Так началась новая война, в которой союзником Юрия стал князь Святослав Ольгович. Юрий выразил готовность помочь ему. Однако при этом выговорил несколько условий: во-первых, Святослав должен был признать его «старейшинство», а во-вторых, сыну Юрия Ивану должны были перейти Курск и «Посемье» – те самые территории, которые некогда брат Юрия Ярополк передал брату Святослава Всеволоду и в которых после этого княжил сам Святослав. Ольгович на все условия согласился. В конце ноября или в декабре 1146 года Юрий, собрав войско, двинулся было в Черниговскую землю – на соединение со Святославом. Однако дойти ему удалось только до Козельска – небольшой крепости на реке Жиздре, левом притоке Оки. Его дальнейшему продвижению воспрепятствовал великий князь Изяслав Мстиславич, который тоже не сидел сложа руки.

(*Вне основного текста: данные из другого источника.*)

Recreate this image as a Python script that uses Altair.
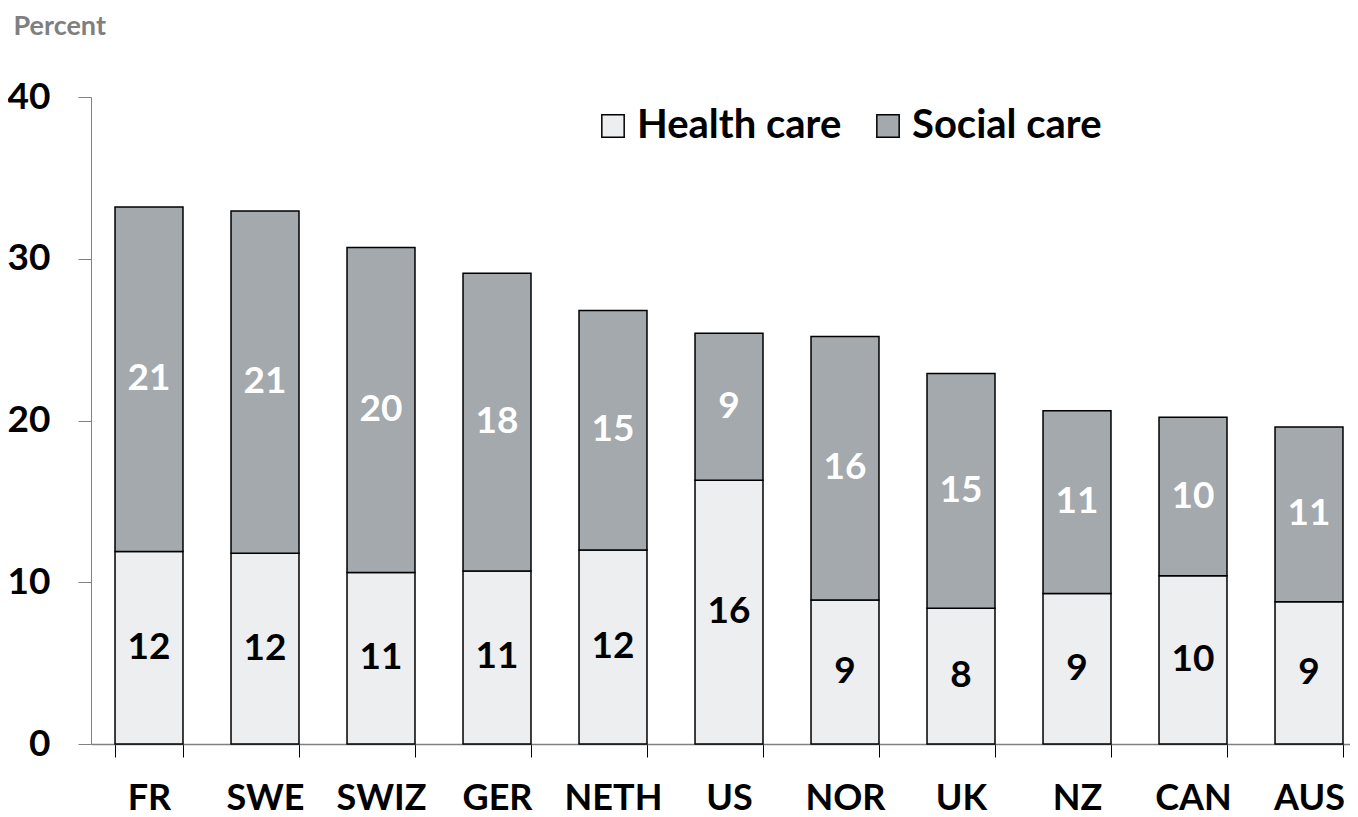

Когда Изяславу стало известно о союзе между Юрием и Святославом и о намерении Юрия принять участие в военных действиях, он немедленно отправил гонцов к муромскому и рязанскому князю Ростиславу Ярославичу, веля тому напасть на владения Юрия. Муромские князья имели свои счёты с суздальскими. Ростислав, двоюродный брат Ольговичей и Давыдовичей, стал муромским князем совсем недавно, после смерти в 1145/46 году своего родного брата Святослава. Он изгнал племянников, сыновей Святослава Ярославича, из княжества, а главным городом сделал Рязань, в которой княжил и раньше. На решимость Ростислава принять участие в войне, по всей вероятности, повлияло то, что изгнанные им племянники нашли пристанище у Святослава Ольговича и Юрия Долгорукого. Победа этих князей неизбежно должна была поколебать позиции Ростислава в собственном княжестве. А потому он с готовностью подчинился требованию Изяслава Киевского и принялся, по выражению летописца, «стеречи» суздальские волости, то есть изготовился к нападению, а затем, наверное, и напал на них. Но расчёт его оказался неверным. Узнав о действиях рязанского князя, Юрий повернул обратно, ограничившись тем, что отпустил к Святославу Ольговичу своего сына Ивана с небольшой дружиной (позднее он пришлёт ему и более внушительное подкрепление).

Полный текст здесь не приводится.